Seven fait partie de ces films que l’on adore, que l’on expose fièrement dans notre collection mais desquels on ne se souvient plus. Evidemment, la fin nous a marqués et l’on se rappelle de quelques séquences inoubliables, comme la vision de cet énorme bonhomme gavé aux spaghettis bolognaises qui nous hante depuis notre tendre enfance. C’est pour cela que lorsqu’on a vu qu’une projection du long métrage de Fincher était organisée dans un cinéma que nous apprécions beaucoup, nous nous sommes rués sur l’occasion pour redécouvrir ce polar phare des 90’s.
Seven est un buddy movie sombre, glauque et perturbant. Ici, Morgan Freeman a seulement son cran d’arrêt, sa solitude et sa culture pour avancer dans l’enquête. Brad Pitt n’a pas la classe d’un Paul Newman ou Robert Redford. Il est angoissé et impulsif mais ne joue pas les super héros à la manière de Mel Gibson.
Fincher, l’un des meilleurs magiciens de l’image de sa génération, distille une ambiance poisseuse qui place le spectateur dans un état de malaise dès les premières minutes du film. Les couleurs sont sombres, la pluie envahit la ville plongée dans le chaos, les personnages sont complexes et torturés, les meurtres atroces. A côté, Sin City est un lieu de relaxation. Nous suivons ces deux policiers qui essayent d’améliorer ce monde crasseux malgré leurs désillusions et comme souvent dans ce genre de longs métrages, ce sont leurs différences qui vont enrichir leur relation. Attachants, les inspecteurs suscitent l’empathie du public qui a envie de les voir démêler cette intrigue malsaine.
Comme Usual Suspects, Seven a pris un petit coup de vieux et même si le scénario est très bien ficelé et se termine sur un coup de maître, il est difficile aujourd’hui d’être complètement surpris par les rebondissements. Normal, étant donné que beaucoup de polars de la fin des années 90 et du début du XXIème siècle ont réutilisé la recette concoctée par Fincher, avec cependant beaucoup moins de réussite. On aura donc eu droit à un grand nombre de longs métrages tièdes, à l’image de Bone Collector, Le collectionneur, Le masque de l’araignée, Intraçable ou Tatie Danielle. Mais malgré tout, le concept d’utiliser les sept péchés capitaux comme motifs de meurtres reste une idée brillante et donne lieu à des situations extrêmes et totalement inattendues.
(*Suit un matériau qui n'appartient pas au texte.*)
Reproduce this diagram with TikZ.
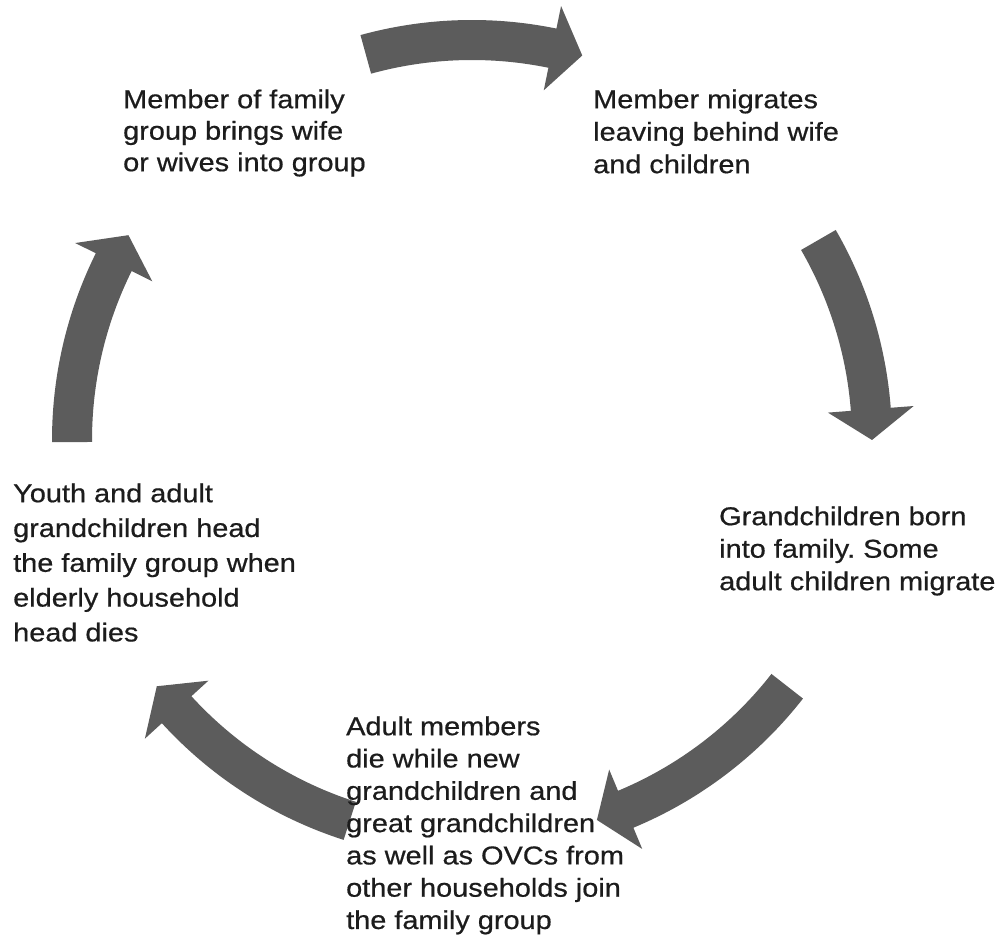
\documentclass[tikz,border=0pt]{standalone}
\usepackage{fontspec}
\setmainfont{Liberation Sans}[FakeStretch=1.12, FakeBold=0.6]
\usetikzlibrary{calc}
\definecolor{arrowgray}{RGB}{92,92,92}
\definecolor{txtcol}{RGB}{28,28,28}
\frenchspacing
\newcommand\cycarrow[2]{% start angle, end angle (clockwise)
  \fill[cycfill] ($(c)+(#1:420pt)$) arc[start angle=#1, end angle={#2+4.4}, radius=420pt]
    -- ($(c)+({#2+4.4}:443pt)$) -- ($(c)+(#2:400pt)$) -- ($(c)+({#2+4.4}:357pt)$)
    -- ($(c)+({#2+4.4}:380pt)$) arc[start angle={#2+4.4}, end angle=#1, radius=380pt] -- cycle;}
\begin{document}
\begin{tikzpicture}[x=1pt,y=1pt,
  cycfill/.style={fill=arrowgray},
  stagetext/.style={anchor=north west, inner sep=0pt, align=left, text=txtcol,
    font=\fontsize{25.8}{32.5}\selectfont}]
\useasboundingbox (0,0) rectangle (1005,949);
\fill[white] (0,0) rectangle (1005,949);
\coordinate (c) at (472,509);
% curved block arrows
\cycarrow{105.4}{74}
\cycarrow{30}{0}
\cycarrow{-38}{-71.8}
\cycarrow{-107.8}{-142}
\cycarrow{180.3}{149.2}
% stage texts
\node[stagetext, font=\fontsize{25.8}{31.5}\selectfont\frenchspacing] (tl) at (123,861)
  {\rule{0pt}{20pt}Member of family\\group brings wife\\or wives into group};
\node[stagetext, font=\fontsize{25.8}{32.5}\selectfont\frenchspacing] (tr) at (593,861)
  {\rule{0pt}{20pt}Member migrates\\leaving behind wife\\and children};
\node[stagetext, font=\fontsize{25.8}{32.5}\selectfont\frenchspacing] (r) at (719,444)
  {\rule{0pt}{20pt}Grandchildren born\\into family. Some\\adult children migrate};
\node[stagetext, font=\fontsize{25.8}{32.3}\selectfont\frenchspacing] (b) at (346,234)
  {\rule{0pt}{20pt}Adult members\\die while new\\grandchildren and\\great grandchildren\\as well as OVCs from\\other households join\\the family group};
\node[stagetext, font=\fontsize{25.8}{34.8}\selectfont\frenchspacing] (l) at (13,467)
  {\rule{0pt}{20pt}Youth and adult\\grandchildren head\\the family group when\\elderly household\\head dies};
\end{tikzpicture}
\end{document}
Le tueur John Doe fait des références à des auteurs passionnants, à commencer par Hemingway. Le film se termine d’ailleurs sur une phrase emblématique de l’écrivain qui ponctue parfaitement cette descente en enfer. Cela confère au long métrage une certaine poésie et une beauté qui nous laissent de marbre. Dans toute cette horreur, Fincher fait émerger des choses sublimes et si son oeuvre est éprouvante et fataliste, son message l’empêche de plomber le moral du spectateur et l’on ressort de la salle secoué mais pas écœuré.
Seven est une œuvre culte qui aura marqué son époque pour de bonnes raisons. Porté par un duo d’acteurs au sommet, ce thriller fait encore aujourd’hui son petit effet. Les différences de mise en scène entre ce film et Millénium, le dernier Fincher, prouvent que le réalisateur ne cesse d’innover et d’expérimenter. Moins posé et peut être moins mature, Seven n’en reste pas moins un petit bijou immanquable. Les amateurs pourront le (re)découvrir dans une copie Blu-Ray impeccable sortie il y a maintenant deux ans.
Le genre de films qui vous prend aux tripes (sans mauvais jeux de mots). La « ville » prend une dimension inquiétante au point de rester cloitré dans son T2 quelques semaines après le visionnage. Sinon j’aime beaucoup la référence à Tatie Danielle.